- _AIM OF THE TASK_
The listing below begins with the first line you should copy; stop after the line containing "import plotly.graph_objects as go", and drop every picture.

* start DATA LINES *

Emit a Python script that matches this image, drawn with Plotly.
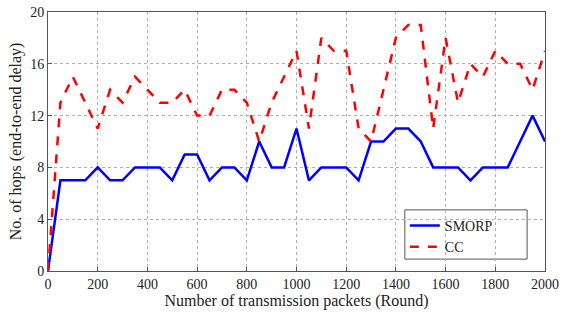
import plotly.graph_objects as go

rounds = list(range(0, 2001, 50))
smorp = [0, 7, 7, 7, 8, 7, 7, 8, 8, 8, 7, 9, 9, 7, 8, 8, 7, 10, 8, 8, 11,
         7, 8, 8, 8, 7, 10, 10, 11, 11, 10, 8, 8, 8, 7, 8, 8, 8, 10, 12, 10]
cc = [0, 13, 15, 13, 11, 14, 13, 15, 14, 13, 13, 14, 12, 12, 14, 14, 13, 10, 13, 15, 17,
      11, 18, 17, 17, 11, 10, 14, 18, 19, 19, 11, 18, 13, 16, 15, 17, 16, 16, 14, 17]
x_ticks = list(range(0, 2001, 200))
y_ticks = [0, 4, 8, 12, 16, 20]

SERIF = "Liberation Serif"

fig = go.Figure()
fig.add_trace(go.Scatter(x=rounds, y=smorp, mode="lines", name="SMORP",
                         line=dict(color="#0000ff", width=2.5)))
fig.add_trace(go.Scatter(x=rounds, y=cc, mode="lines", name="CC",
                         line=dict(color="#ff0000", width=2.5, dash="dash")))

axis_common = dict(showgrid=True, gridcolor="#b0b0b0", griddash="dot", gridwidth=1,
                   showline=True, linecolor="#555555", linewidth=1, mirror=True,
                   ticks="inside", ticklen=4, tickcolor="#555555", zeroline=False,
                   automargin=False, ticklabeloverflow="allow",
                   tickfont=dict(family=SERIF, size=14, color="#222222"))
fig.update_xaxes(range=[0, 2000], tickvals=x_ticks,
                 title=dict(text="Number of transmission packets (Round)",
                            font=dict(family=SERIF, size=16, color="#222222"), standoff=2),
                 **axis_common)
fig.update_yaxes(range=[0, 20], tickvals=y_ticks,
                 title=dict(text="No. of hops (end-to-end delay)",
                            font=dict(family=SERIF, size=16, color="#222222"), standoff=4),
                 **axis_common)

# legend frame (white box with border) drawn as a shape under the data
fig.add_shape(type="rect", xref="paper", yref="paper",
              x0=0.718, x1=0.964, y0=0.046, y1=0.236,
              fillcolor="white", line=dict(color="#555555", width=1), layer="below")

fig.update_layout(
    width=566, height=318,
    margin=dict(l=48, r=21, t=12, b=47),
    paper_bgcolor="white", plot_bgcolor="white",
    font=dict(family=SERIF, color="#222222"),
    showlegend=True,
    legend=dict(x=0.718, y=0.236, xanchor="left", yanchor="top",
                bgcolor="rgba(0,0,0,0)", borderwidth=0,
                font=dict(family=SERIF, size=14), tracegroupgap=2),
)

fig.write_html("out.html",
               config={"displayModeBar": False},
               post_script="document.body.style.margin='0';document.body.style.padding='0';")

* end DATA LINES *

- _SOLUTION BELOW_
Emit a Python script that matches this image, drawn with Plotly.
import plotly.graph_objects as go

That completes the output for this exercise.